[Request] Restate all the material verbatim, except for the pictures.

[Material]

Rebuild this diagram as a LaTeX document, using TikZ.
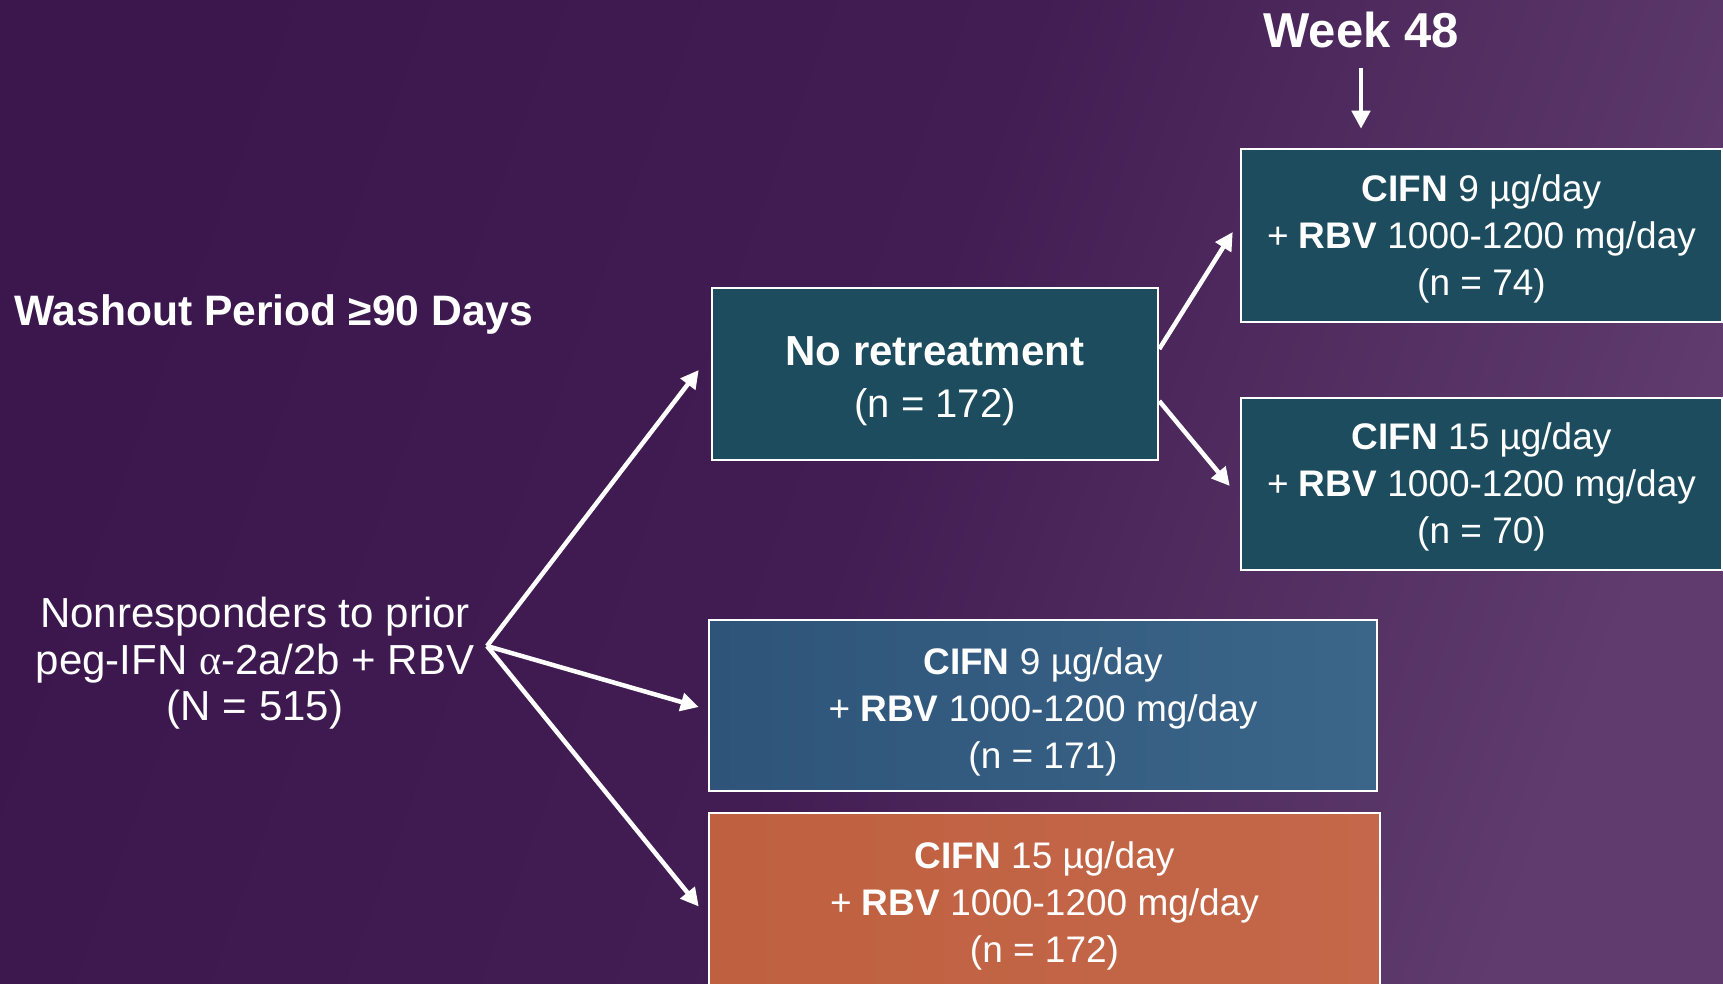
\documentclass[tikz,border=0pt]{standalone}
\usepackage{fontspec}
\setmainfont{Liberation Sans}
\newfontfamily\grk{Liberation Serif}
\usetikzlibrary{arrows.meta}
\definecolor{bgA}{HTML}{3B174D}
\definecolor{bgM}{HTML}{421D53}
\definecolor{bgB}{HTML}{5F3C6D}
\definecolor{tealbox}{HTML}{1C4C5E}
\definecolor{blueA}{HTML}{2E5479}
\definecolor{blueB}{HTML}{3B6689}
\definecolor{orangeA}{HTML}{BF6140}
\definecolor{orangeB}{HTML}{C4674A}
\newcommand{\boxtext}[2]{\raisebox{#1}[\height][\depth]{\begin{tabular}{@{}c@{}}#2\end{tabular}}}
\tikzset{
  armbox/.style={draw=white, line width=2.5pt, text=white, inner sep=0pt,
    font=\fontsize{37}{47}\selectfont},
  arr/.style={draw=white, line width=4.5pt, -{Triangle[length=18pt,width=18pt]}},
  plain/.style={text=white, inner sep=0pt, align=center}
}
\begin{document}
\begin{tikzpicture}[x=1pt,y=-1pt]
\useasboundingbox (0,0) rectangle (1723,984);
\shade[left color=bgA, right color=bgB, middle color=bgM, shading angle=70] (0,0) rectangle (1723,984);

% boxes
\node[armbox, fill=tealbox, minimum width=481pt, minimum height=173pt] (b1) at (1481.5,235.5)
  {\boxtext{-4pt}{\textbf{CIFN} 9 µg/day\\+ \textbf{RBV} 1000-1200 mg/day\\(n = 74)}};
\node[armbox, fill=tealbox, minimum width=481pt, minimum height=172pt] (b3) at (1481.5,484)
  {\boxtext{-3pt}{\textbf{CIFN} 15 µg/day\\+ \textbf{RBV} 1000-1200 mg/day\\(n = 70)}};
\node[armbox, fill=tealbox, minimum width=446pt, minimum height=172pt, font=\fontsize{40}{52}\selectfont] (b2) at (935,374)
  {\boxtext{-7pt}{{\fontsize{42}{52}\selectfont\bfseries No retreatment}\\(n = 172)}};
\node[armbox, left color=blueA, right color=blueB, minimum width=668pt, minimum height=171pt] (b4) at (1043,705.5)
  {\boxtext{-7pt}{\textbf{CIFN} 9 µg/day\\+ \textbf{RBV} 1000-1200 mg/day\\(n = 171)}};
\node[armbox, left color=orangeA, right color=orangeB, minimum width=671pt, minimum height=187pt] (b5) at (1044.5,906.5)
  {\boxtext{0pt}{\textbf{CIFN} 15 µg/day\\+ \textbf{RBV} 1000-1200 mg/day\\(n = 172)}};

% texts
\node[plain, font=\bfseries\fontsize{49}{55}\selectfont] (wk) at (1361,30) {Week 48};
\node[plain, anchor=base west, font=\bfseries\fontsize{42.6}{50}\selectfont] (wash) at (14,325) {Washout Period ≥90 Days};
\node[plain, font=\fontsize{42}{46.5}\selectfont] (nr) at (255,663.5)
  {Nonresponders to prior\\peg-IFN {\grk α}-2a/2b + RBV\\(N = 515)};

% connectors
\coordinate (src) at (487,646);
\draw[arr] (src) -- ([xshift=-12pt,yshift=4pt]b2.west);
\draw[arr] (src) -- ([xshift=-9pt,yshift=-1.5pt]b4.west);
\draw[arr] (src) -- ([xshift=-9pt]b5.west);
\draw[arr] ([yshift=25pt]b2.east) -- ([xshift=-7pt,yshift=3.5pt]b1.west);
\draw[arr] ([yshift=-27pt]b2.east) -- ([xshift=-10pt,yshift=-2pt]b3.west);
\draw[arr] ([yshift=-20pt]wk.south) -- ([yshift=19pt]b1.north -| wk.south);
\end{tikzpicture}
\end{document}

[Written answer]
Rebuild this diagram as a LaTeX document, using TikZ.
\documentclass[tikz,border=0pt]{standalone}
\usepackage{fontspec}
\setmainfont{Liberation Sans}
\newfontfamily\grk{Liberation Serif}
\usetikzlibrary{arrows.meta}
\definecolor{bgA}{HTML}{3B174D}
\definecolor{bgM}{HTML}{421D53}
\definecolor{bgB}{HTML}{5F3C6D}
\definecolor{tealbox}{HTML}{1C4C5E}
\definecolor{blueA}{HTML}{2E5479}
\definecolor{blueB}{HTML}{3B6689}
\definecolor{orangeA}{HTML}{BF6140}
\definecolor{orangeB}{HTML}{C4674A}
\newcommand{\boxtext}[2]{\raisebox{#1}[\height][\depth]{\begin{tabular}{@{}c@{}}#2\end{tabular}}}
\tikzset{
  armbox/.style={draw=white, line width=2.5pt, text=white, inner sep=0pt,
    font=\fontsize{37}{47}\selectfont},
  arr/.style={draw=white, line width=4.5pt, -{Triangle[length=18pt,width=18pt]}},
  plain/.style={text=white, inner sep=0pt, align=center}
}
\begin{document}
\begin{tikzpicture}[x=1pt,y=-1pt]
\useasboundingbox (0,0) rectangle (1723,984);
\shade[left color=bgA, right color=bgB, middle color=bgM, shading angle=70] (0,0) rectangle (1723,984);

% boxes
\node[armbox, fill=tealbox, minimum width=481pt, minimum height=173pt] (b1) at (1481.5,235.5)
  {\boxtext{-4pt}{\textbf{CIFN} 9 µg/day\\+ \textbf{RBV} 1000-1200 mg/day\\(n = 74)}};
\node[armbox, fill=tealbox, minimum width=481pt, minimum height=172pt] (b3) at (1481.5,484)
  {\boxtext{-3pt}{\textbf{CIFN} 15 µg/day\\+ \textbf{RBV} 1000-1200 mg/day\\(n = 70)}};
\node[armbox, fill=tealbox, minimum width=446pt, minimum height=172pt, font=\fontsize{40}{52}\selectfont] (b2) at (935,374)
  {\boxtext{-7pt}{{\fontsize{42}{52}\selectfont\bfseries No retreatment}\\(n = 172)}};
\node[armbox, left color=blueA, right color=blueB, minimum width=668pt, minimum height=171pt] (b4) at (1043,705.5)
  {\boxtext{-7pt}{\textbf{CIFN} 9 µg/day\\+ \textbf{RBV} 1000-1200 mg/day\\(n = 171)}};
\node[armbox, left color=orangeA, right color=orangeB, minimum width=671pt, minimum height=187pt] (b5) at (1044.5,906.5)
  {\boxtext{0pt}{\textbf{CIFN} 15 µg/day\\+ \textbf{RBV} 1000-1200 mg/day\\(n = 172)}};

% texts
\node[plain, font=\bfseries\fontsize{49}{55}\selectfont] (wk) at (1361,30) {Week 48};
\node[plain, anchor=base west, font=\bfseries\fontsize{42.6}{50}\selectfont] (wash) at (14,325) {Washout Period ≥90 Days};
\node[plain, font=\fontsize{42}{46.5}\selectfont] (nr) at (255,663.5)
  {Nonresponders to prior\\peg-IFN {\grk α}-2a/2b + RBV\\(N = 515)};

% connectors
\coordinate (src) at (487,646);
\draw[arr] (src) -- ([xshift=-12pt,yshift=4pt]b2.west);
\draw[arr] (src) -- ([xshift=-9pt,yshift=-1.5pt]b4.west);
\draw[arr] (src) -- ([xshift=-9pt]b5.west);
\draw[arr] ([yshift=25pt]b2.east) -- ([xshift=-7pt,yshift=3.5pt]b1.west);
\draw[arr] ([yshift=-27pt]b2.east) -- ([xshift=-10pt,yshift=-2pt]b3.west);
\draw[arr] ([yshift=-20pt]wk.south) -- ([yshift=19pt]b1.north -| wk.south);
\end{tikzpicture}
\end{document}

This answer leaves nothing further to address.